__Raw data__.
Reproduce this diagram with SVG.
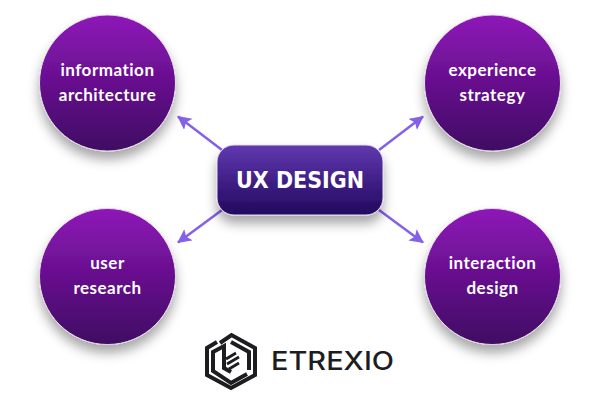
<svg xmlns="http://www.w3.org/2000/svg" width="600" height="400" viewBox="0 0 600 400">
<style>
.c{fill:url(#cg);stroke:#e6dcea;stroke-width:1;filter:url(#sh)}
.t{font-family:"Lato","Open Sans",sans-serif;font-size:17px;font-weight:700;fill:#fff;text-anchor:middle;letter-spacing:.5px}
.a{stroke:#8560e8;stroke-width:2.500;fill:none;marker-end:url(#ah)}
</style>
<defs>
<linearGradient id="cg" x1="0" y1="0" x2="0" y2="1"><stop offset="0" stop-color="#8e16b8"/><stop offset="1" stop-color="#3f0a62"/></linearGradient>
<linearGradient id="bg" x1="0" y1="0" x2="0" y2="1"><stop offset="0" stop-color="#6039b0"/><stop offset="1" stop-color="#22085f"/></linearGradient>
<filter id="sh" x="-30%" y="-30%" width="160%" height="170%"><feDropShadow dx="0" dy="8" stdDeviation="6" flood-color="#000" flood-opacity=".35"/></filter>
<marker id="ah" markerUnits="userSpaceOnUse" markerWidth="16" markerHeight="16" refX="13" refY="7" orient="auto"><path d="M0 0L14 7L0 14L3 7Z" fill="#8560e8"/></marker>
</defs>
<rect width="600" height="400" fill="#fff"/>
<g id="connectors">
<line class="a" x1="222" y1="150" x2="178" y2="116.500"/>
<line class="a" x1="379" y1="150" x2="423" y2="116.500"/>
<line class="a" x1="222" y1="210" x2="178" y2="242.500"/>
<line class="a" x1="379" y1="210" x2="423" y2="242.500"/>
</g>
<g id="node-ia"><circle class="c" cx="107.500" cy="83" r="68"/><text class="t" x="107.500" y="76">information</text><text class="t" x="107.500" y="101">architecture</text></g>
<g id="node-es"><circle class="c" cx="492.500" cy="83" r="68"/><text class="t" x="492.500" y="76">experience</text><text class="t" x="492.500" y="101">strategy</text></g>
<g id="node-ur"><circle class="c" cx="107.500" cy="276.500" r="68"/><text class="t" x="107.500" y="269">user</text><text class="t" x="107.500" y="294">research</text></g>
<g id="node-id"><circle class="c" cx="492.500" cy="276.500" r="68"/><text class="t" x="492.500" y="269">interaction</text><text class="t" x="492.500" y="294">design</text></g>
<g id="node-ux"><rect x="217" y="145" width="166" height="70" rx="17" fill="url(#bg)" stroke="#e6dcf0" stroke-width="1" filter="url(#sh)"/><text x="236" y="187.500" font-family="'DejaVu Sans','Open Sans',sans-serif" font-size="23" font-weight="700" fill="#fff" textLength="128" lengthAdjust="spacingAndGlyphs">UX DESIGN</text></g>
<g id="logo" fill="none" stroke="#1d1d1f" stroke-width="4">
<path d="M220 343L231.500 335L255 348V375L231 388L207 375V348L217 342"/>
<path d="M231 342L249 352V370"/>
<path d="M247 374L231 383L213 371V352L224 346V368L231 372"/>
<g stroke-width="2.800"><path d="M226 359L236 353M227 364L239 357M229 369L239 363"/></g>
</g>
<text id="brand" x="271" y="370" font-family="Inter,'Open Sans',sans-serif" font-size="25" fill="#1d1d1f" font-weight="500" textLength="123" lengthAdjust="spacingAndGlyphs">ETREXIO</text>
</svg>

__Task objective__. Leave the images out and output the remaining material exactly as it stands.

__Task result__.
Reproduce this diagram with SVG.
<svg xmlns="http://www.w3.org/2000/svg" width="600" height="400" viewBox="0 0 600 400">
<style>
.c{fill:url(#cg);stroke:#e6dcea;stroke-width:1;filter:url(#sh)}
.t{font-family:"Lato","Open Sans",sans-serif;font-size:17px;font-weight:700;fill:#fff;text-anchor:middle;letter-spacing:.5px}
.a{stroke:#8560e8;stroke-width:2.500;fill:none;marker-end:url(#ah)}
</style>
<defs>
<linearGradient id="cg" x1="0" y1="0" x2="0" y2="1"><stop offset="0" stop-color="#8e16b8"/><stop offset="1" stop-color="#3f0a62"/></linearGradient>
<linearGradient id="bg" x1="0" y1="0" x2="0" y2="1"><stop offset="0" stop-color="#6039b0"/><stop offset="1" stop-color="#22085f"/></linearGradient>
<filter id="sh" x="-30%" y="-30%" width="160%" height="170%"><feDropShadow dx="0" dy="8" stdDeviation="6" flood-color="#000" flood-opacity=".35"/></filter>
<marker id="ah" markerUnits="userSpaceOnUse" markerWidth="16" markerHeight="16" refX="13" refY="7" orient="auto"><path d="M0 0L14 7L0 14L3 7Z" fill="#8560e8"/></marker>
</defs>
<rect width="600" height="400" fill="#fff"/>
<g id="connectors">
<line class="a" x1="222" y1="150" x2="178" y2="116.500"/>
<line class="a" x1="379" y1="150" x2="423" y2="116.500"/>
<line class="a" x1="222" y1="210" x2="178" y2="242.500"/>
<line class="a" x1="379" y1="210" x2="423" y2="242.500"/>
</g>
<g id="node-ia"><circle class="c" cx="107.500" cy="83" r="68"/><text class="t" x="107.500" y="76">information</text><text class="t" x="107.500" y="101">architecture</text></g>
<g id="node-es"><circle class="c" cx="492.500" cy="83" r="68"/><text class="t" x="492.500" y="76">experience</text><text class="t" x="492.500" y="101">strategy</text></g>
<g id="node-ur"><circle class="c" cx="107.500" cy="276.500" r="68"/><text class="t" x="107.500" y="269">user</text><text class="t" x="107.500" y="294">research</text></g>
<g id="node-id"><circle class="c" cx="492.500" cy="276.500" r="68"/><text class="t" x="492.500" y="269">interaction</text><text class="t" x="492.500" y="294">design</text></g>
<g id="node-ux"><rect x="217" y="145" width="166" height="70" rx="17" fill="url(#bg)" stroke="#e6dcf0" stroke-width="1" filter="url(#sh)"/><text x="236" y="187.500" font-family="'DejaVu Sans','Open Sans',sans-serif" font-size="23" font-weight="700" fill="#fff" textLength="128" lengthAdjust="spacingAndGlyphs">UX DESIGN</text></g>
<g id="logo" fill="none" stroke="#1d1d1f" stroke-width="4">
<path d="M220 343L231.500 335L255 348V375L231 388L207 375V348L217 342"/>
<path d="M231 342L249 352V370"/>
<path d="M247 374L231 383L213 371V352L224 346V368L231 372"/>
<g stroke-width="2.800"><path d="M226 359L236 353M227 364L239 357M229 369L239 363"/></g>
</g>
<text id="brand" x="271" y="370" font-family="Inter,'Open Sans',sans-serif" font-size="25" fill="#1d1d1f" font-weight="500" textLength="123" lengthAdjust="spacingAndGlyphs">ETREXIO</text>
</svg>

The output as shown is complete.